Le fait que le petit déjeuner de K ne soit pas servi, et qu’un homme inconnu, employé par une autorité mystérieuse, soit debout dans l’appartement, marque le début d’une suite ininterrompue d'événements qui paraîtront plus relever du rêve que de la réalité. À l’occasion de la discussion entre K. et les deux gardes, Kafka introduit les thèmes de l’obéissance et de la futilité. Alors que K. panique et réfute les accusations portées contre lui, les gardes refusent de divulguer la moindre information sur son dossier. Willem et Franz se dédouanent de toute responsabilité en disant être des fonctionnaires de bas-étage simplement chargés de transmettre les ordres du tribunal. Ils sont très soucieux d’appliquer les consignes qui leur ont été données et attendent de K. qu’il fasse la même chose.
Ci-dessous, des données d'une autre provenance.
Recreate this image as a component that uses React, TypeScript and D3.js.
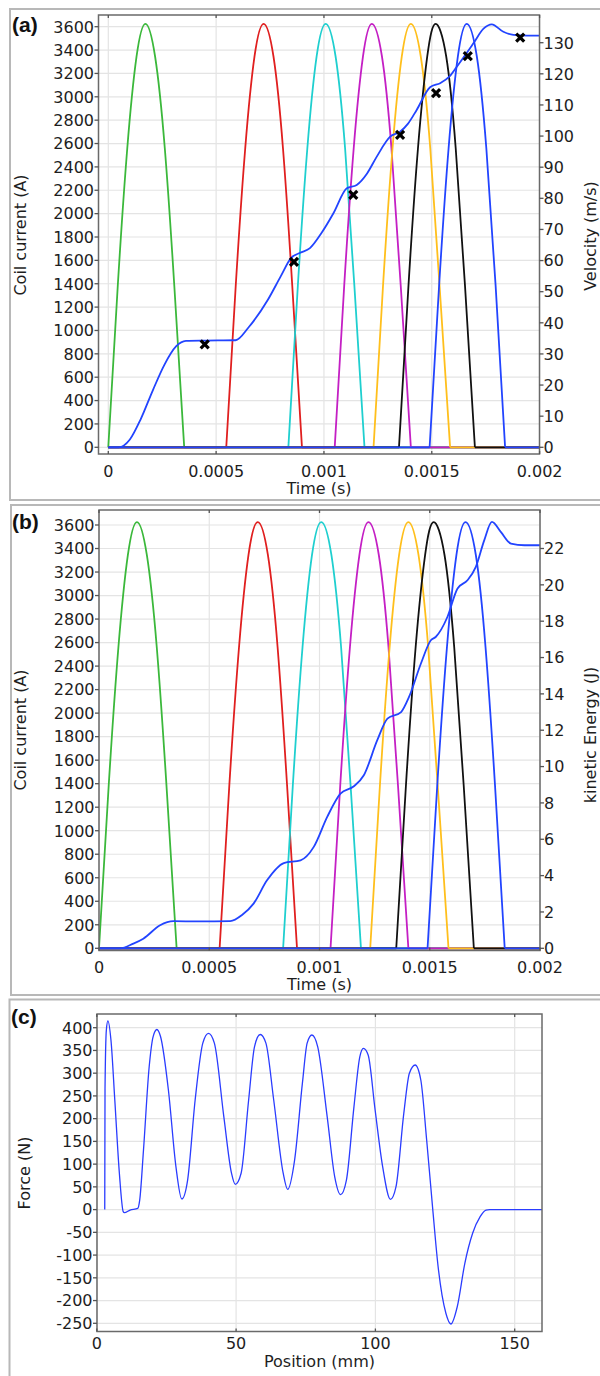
import React, { useRef, useEffect } from "react";
import * as d3 from "d3";

// ---- data ----
const timeTicks = [0, 0.0005, 0.001, 0.0015, 0.002];
const timeTickLabels = ["0", "0.0005", "0.001", "0.0015", "0.002"];
const currentTicks = [0, 200, 400, 600, 800, 1000, 1200, 1400, 1600, 1800, 2000, 2200, 2400, 2600, 2800, 3000, 3200, 3400, 3600];
const velocityTicks = [0, 10, 20, 30, 40, 50, 60, 70, 80, 90, 100, 110, 120, 130];
const energyTicks = [0, 2, 4, 6, 8, 10, 12, 14, 16, 18, 20, 22];
const forceTicks = [-250, -200, -150, -100, -50, 0, 50, 100, 150, 200, 250, 300, 350, 400];
const positionTicks = [0, 50, 100, 150];

const coilColors = ["#3bb83b", "#e01f1f", "#1fcfcf", "#c41fc4", "#ffbf1c", "#111111", "#2244ff"];
// sample times of each coil's pulse (s)
const coilTimes = [
  [0, 0.000044, 0.000088, 0.000131, 0.000172, 0.000217, 0.000262, 0.000306, 0.000352],
  [0.000547, 0.000591, 0.000635, 0.000678, 0.000720, 0.000766, 0.00081, 0.000853, 0.000898],
  [0.000835, 0.000879, 0.000923, 0.000966, 0.001008, 0.001054, 0.001098, 0.001141, 0.001188],
  [0.00105, 0.001094, 0.001138, 0.001181, 0.001222, 0.001269, 0.001313, 0.001356, 0.001403],
  [0.00123, 0.001274, 0.001318, 0.001361, 0.001403, 0.001449, 0.001493, 0.001536, 0.001585],
  [0.001348, 0.001392, 0.001436, 0.001479, 0.001518, 0.001567, 0.001611, 0.001654, 0.0017],
  [0.00149, 0.001534, 0.001578, 0.001621, 0.001662, 0.001709, 0.001753, 0.001796, 0.00184],
];
// current at those samples (A), same for every coil
const coilCurrent = [0, 1385, 2560, 3345, 3625, 3345, 2560, 1385, 0];

// velocity (m/s) vs time (s)
const velocity = [
  [0, 0], [0.000048, 0], [0.0001, 2.5], [0.00015, 9], [0.000207, 18.4], [0.00026, 26.5], [0.000314, 32.4],
  [0.00036, 34.2], [0.00045, 34.3], [0.00059, 34.4], [0.00065, 38.5], [0.00074, 47.4], [0.0008, 55],
  [0.000847, 60.8], [0.00089, 62.5], [0.000935, 64], [0.00099, 69], [0.001044, 75.2], [0.001106, 83.2],
  [0.001152, 84.3], [0.0012, 88], [0.001245, 93.4], [0.001307, 99.8], [0.001353, 101.4], [0.00139, 104],
  [0.00143, 108.4], [0.001492, 115.7], [0.001539, 117], [0.00158, 119], [0.001616, 122.3], [0.001693, 129.8],
  [0.00174, 134.5], [0.001778, 135.9], [0.001832, 133.5], [0.001879, 132.5], [0.00194, 132.3], [0.002, 132.3],
];
const velocityMarks = [
  [0.000447, 33.1], [0.000861, 59.6], [0.001136, 81.1], [0.001353, 100.4], [0.00152, 113.8], [0.001667, 125.7], [0.00191, 131.6],
];

// kinetic energy (J) vs time (s)
const energy = [
  [0, 0], [0.0000955, 0], [0.000156, 0.26], [0.000201, 0.53], [0.000277, 1.27], [0.000338, 1.49], [0.00045, 1.48],
  [0.000595, 1.5], [0.00065, 1.85], [0.000701, 2.46], [0.000762, 3.74], [0.000838, 4.69], [0.000914, 4.84],
  [0.000974, 5.58], [0.001035, 7.23], [0.001095, 8.51], [0.001156, 8.92], [0.001201, 9.52], [0.001262, 11.45],
  [0.001308, 12.64], [0.00137, 13.0], [0.001406, 13.83], [0.00146, 15.67], [0.001505, 16.95], [0.001527, 17.13],
  [0.00158, 18.23], [0.001626, 19.8], [0.001671, 20.25], [0.001709, 20.99], [0.001747, 22.45], [0.001782, 23.46],
  [0.001823, 22.9], [0.001868, 22.27], [0.00193, 22.18], [0.002, 22.18],
];

// force (N) vs position (mm)
const force = [
  [2.85, 0], [2.95, 266], [3.43, 395], [3.98, 415], [5.08, 373], [6.46, 241], [8.1, 80], [9.48, -4.5], [9.89, -6.7],
  [11.95, -1], [14.7, 2.8], [15.4, 21], [16.76, 131], [18.8, 314], [20.2, 380], [21.57, 396], [22.9, 380],
  [25.7, 263], [28.4, 94.5], [30.5, 23.4], [32.6, 65], [35.3, 241], [38.05, 366], [40.1, 387.5], [42.2, 366],
  [45.6, 204], [48.35, 80], [49.7, 55.6], [51.8, 80], [54.5, 241], [56.6, 358], [58.65, 385], [60.7, 366],
  [63.5, 241], [66.9, 80], [68.5, 44.6], [71.0, 109], [73.8, 278], [75.5, 366], [77.2, 384], [79.3, 358],
  [82.7, 204], [85.4, 72], [87.5, 33], [89.6, 65], [92.3, 226], [94.4, 336], [95.7, 354.6], [97.4, 340],
  [99.9, 219], [102.6, 94.5], [105.4, 22.6], [107.4, 50.5], [110.2, 212], [112.2, 300], [114.3, 318],
  [116.3, 285], [118.4, 153], [120.5, 6.5], [122.5, -125], [125.3, -228], [127.1, -251.5], [129.4, -213],
  [132.1, -118], [134.9, -52], [137.6, -15.5], [139.7, -1], [141, 0], [160, 0],
];

const FONT = "DejaVu Sans";
const FS = 16;
const TXT = "#1e1e1e";

function label(g, x, y, s, anchor = "middle", rotate = false) {
  const t = g.append("text")
    .attr("font-family", FONT)
    .attr("font-size", FS)
    .attr("fill", TXT)
    .attr("text-anchor", anchor)
    .text(s);
  if (rotate) t.attr("transform", `translate(${x},${y}) rotate(-90)`);
  else t.attr("x", x).attr("y", y);
  return t;
}

// grid for a panel
function drawAxes(svg, p) {
  const g = svg.append("g");
  const [l, t, r, b] = p.frame;
  p.xTicks.forEach((v) => {
    g.append("line").attr("x1", p.x(v)).attr("x2", p.x(v)).attr("y1", t).attr("y2", b)
      .attr("stroke", "#e4e4e4").attr("stroke-width", 1.2);
  });
  p.yTicks.forEach((v) => {
    g.append("line").attr("x1", l).attr("x2", r).attr("y1", p.y(v)).attr("y2", p.y(v))
      .attr("stroke", "#e4e4e4").attr("stroke-width", 1.2);
  });
  return g;
}

// frame, ticks, labels, titles
function drawFrame(svg, p) {
  const g = svg.append("g");
  const [l, t, r, b] = p.frame;
  g.append("rect").attr("x", l).attr("y", t).attr("width", r - l).attr("height", b - t)
    .attr("fill", "none").attr("stroke", "#6a6a6a").attr("stroke-width", 1.5);
  p.xTicks.forEach((v, i) => {
    const x = p.x(v);
    g.append("line").attr("x1", x).attr("x2", x).attr("y1", b).attr("y2", b - 3).attr("stroke", "#555").attr("stroke-width", 1.3);
    g.append("line").attr("x1", x).attr("x2", x).attr("y1", t).attr("y2", t + 3).attr("stroke", "#555").attr("stroke-width", 1.3);
    label(g, x, p.xLabelY, p.xLabels[i]);
  });
  p.yTicks.forEach((v) => {
    const y = p.y(v);
    g.append("line").attr("x1", l - 4).attr("x2", l).attr("y1", y).attr("y2", y).attr("stroke", "#555").attr("stroke-width", 1.3);
    label(g, l - 4.5, y + 5.8, String(v), "end");
  });
  if (p.y2) {
    p.y2Ticks.forEach((v) => {
      const y = p.y2(v);
      g.append("line").attr("x1", r).attr("x2", r + 4).attr("y1", y).attr("y2", y).attr("stroke", "#555").attr("stroke-width", 1.3);
      label(g, r + 4, y + 5.8, String(v), "start");
    });
    label(g, 596, p.y2TitleY, p.y2Title, "middle", true);
  }
  label(g, (l + r) / 2, p.xTitleY, p.xTitle);
  label(g, p.yTitleX, p.yTitleY, p.yTitle, "middle", true);
  g.append("text").attr("x", p.tagX).attr("y", p.tagY)
    .attr("font-family", "Liberation Sans").attr("font-weight", "bold").attr("font-size", 21)
    .attr("fill", "#111").text(p.tag);
}

function clipped(svg, id, frame) {
  const [l, t, r, b] = frame;
  svg.append("clipPath").attr("id", id).append("rect").attr("x", l).attr("y", t).attr("width", r - l).attr("height", b - t);
  return svg.append("g").attr("clip-path", `url(#${id})`);
}

function drawCoils(g, x, y) {
  const flat = d3.line<number>().x((d) => x(d)).y(() => y(0));
  const pulse = d3.line<number>().x((d) => x(d)).y((d, j) => y(coilCurrent[j])).curve(d3.curveNatural);
  const t0 = timeTicks[0];
  const t1 = timeTicks[timeTicks.length - 1];
  coilTimes.forEach((times, i) => {
    const c = coilColors[i];
    const s = times[0];
    const e = times[times.length - 1];
    [[t0, s], [e, t1]].filter((seg) => seg[1] > seg[0]).forEach((seg) => {
      g.append("path").attr("d", flat(seg)).attr("fill", "none").attr("stroke", c).attr("stroke-width", 1.8);
    });
    g.append("path").attr("d", pulse(times)).attr("fill", "none").attr("stroke", c).attr("stroke-width", 1.8);
  });
}

export default function App() {
  const svgRef = useRef<SVGSVGElement>(null);

  useEffect(() => {
    const svg = d3.select(svgRef.current);
    svg.selectAll("*").remove();

    // outer panel boxes
    [[10, 9, 600, 491], [11, 505, 600, 490], [9.5, 999.5, 600, 400]].forEach(([x, y, w, h]) => {
      svg.append("rect").attr("x", x).attr("y", y).attr("width", w).attr("height", h)
        .attr("fill", "none").attr("stroke", "#b8b8b8").attr("stroke-width", 2);
    });

    // ---------- (a) ----------
    const fA = [98.5, 15, 539.5, 454];
    const xA = d3.scaleLinear().domain([0, 0.002]).range([108.3, 539.6]);
    const yA = d3.scaleLinear().domain([0, 3600]).range([447.3, 26.7]);
    const vA = d3.scaleLinear().domain([0, 130]).range([447.3, 42.7]);
    const pA = {
      frame: fA, x: xA, y: yA, y2: vA,
      xTicks: timeTicks, xLabels: timeTickLabels, xLabelY: 477,
      yTicks: currentTicks, y2Ticks: velocityTicks,
      xTitle: "Time (s)", xTitleY: 494,
      yTitle: "Coil current (A)", yTitleX: 26, yTitleY: 235,
      y2Title: "Velocity (m/s)", y2TitleY: 236,
      tag: "(a)", tagX: 12, tagY: 32,
    };
    drawAxes(svg, pA);
    const gA = clipped(svg, "clipA", fA);
    drawCoils(gA, xA, yA);
    gA.append("path")
      .attr("d", d3.line<number[]>().x((d) => xA(d[0])).y((d) => vA(d[1])).curve(d3.curveMonotoneX)(velocity))
      .attr("fill", "none").attr("stroke", "#2244ff").attr("stroke-width", 1.8);
    velocityMarks.forEach(([t, v]) => {
      gA.append("path").attr("transform", `translate(${xA(t)},${vA(v)})`)
        .attr("d", "M-4,-4L4,4M-4,4L4,-4").attr("stroke", "#000").attr("stroke-width", 3.2);
    });
    drawFrame(svg, pA);

    // ---------- (b) ----------
    const fB = [99, 510, 540, 950.5];
    const xB = d3.scaleLinear().domain([0, 0.002]).range([99, 540]);
    const yB = d3.scaleLinear().domain([0, 3600]).range([948.3, 525]);
    const eB = d3.scaleLinear().domain([0, 22]).range([948.3, 548.5]);
    const pB = {
      frame: fB, x: xB, y: yB, y2: eB,
      xTicks: timeTicks, xLabels: timeTickLabels, xLabelY: 972.5,
      yTicks: currentTicks, y2Ticks: energyTicks,
      xTitle: "Time (s)", xTitleY: 990,
      yTitle: "Coil current (A)", yTitleX: 26, yTitleY: 730,
      y2Title: "kinetic Energy (J)", y2TitleY: 735,
      tag: "(b)", tagX: 12, tagY: 529,
    };
    drawAxes(svg, pB);
    const gB = clipped(svg, "clipB", fB);
    drawCoils(gB, xB, yB);
    gB.append("path")
      .attr("d", d3.line<number[]>().x((d) => xB(d[0])).y((d) => eB(d[1])).curve(d3.curveMonotoneX)(energy))
      .attr("fill", "none").attr("stroke", "#2244ff").attr("stroke-width", 1.8);
    drawFrame(svg, pB);

    // ---------- (c) ----------
    const fC = [97, 1014, 542, 1331.5];
    const xC = d3.scaleLinear().domain([0, 150]).range([96.8, 514.7]);
    const yC = d3.scaleLinear().domain([400, -250]).range([1027.7, 1323.3]);
    const pC = {
      frame: fC, x: xC, y: yC,
      xTicks: positionTicks, xLabels: positionTicks.map(String), xLabelY: 1348.5,
      yTicks: forceTicks,
      xTitle: "Position (mm)", xTitleY: 1367,
      yTitle: "Force (N)", yTitleX: 29.5, yTitleY: 1173,
      tag: "(c)", tagX: 11, tagY: 1024,
    };
    drawAxes(svg, pC);
    const gC = clipped(svg, "clipC", fC);
    gC.append("path")
      .attr("d", d3.line<number[]>().x((d) => xC(d[0])).y((d) => yC(d[1])).curve(d3.curveMonotoneX)(force))
      .attr("fill", "none").attr("stroke", "#2a3cff").attr("stroke-width", 1.3);
    drawFrame(svg, pC);
  }, []);

  return (
    <svg
      ref={svgRef}
      width={600}
      height={1376}
      style={{ position: "absolute", left: 0, top: 0, background: "#fff" }}
    />
  );
}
K. découvre rapidement que l’obéissance aveugle des gardes aux ordres de leur hiérarchie dans un système ultra-bureaucratique l’empêchera de leur soutirer la moindre information. En colère et agité, il finit par leur obéir en restant dans sa chambre. Il se rassure en se disant qu’il suit leurs ordres car ils sont trop stupides pour que la discussion soit vraiment productive.

K. espère que parler à quelqu’un de son rang social permettra de mettre fin à cette situation absurde, mais le superviseur des gardes utilise les mêmes arguments que ses employés pour refuser de lui donner des informations. Kafka insiste donc sur le fait que tous les fonctionnaires avec qui K. échange sont des employés peu qualifiés, et les vrais responsables, les juges, paraissent relever de la légende plus que de la réalité. De cette façon, le tribunal demeure mystérieux et inatteignable, ce qui assoit son autorité. Il semble même permis de penser que les fonctionnaires haut-placés n’existent pas du tout.

Kafka introduit dans ce chapitre le thème de la distraction : alors qu’il essaie d’éclaircir le mystère qui entoure sa situation, il est distrait par les personnes qui l’observent depuis l’immeuble en face du sien. De même, il est ensuite distrait par les trois jeunes hommes qui sont entrés dans la chambre de Mlle Bürstner. Ces distractions participent à abattre K., qui déploie beaucoup d’énergie pour comprendre la situation et s’en sortir.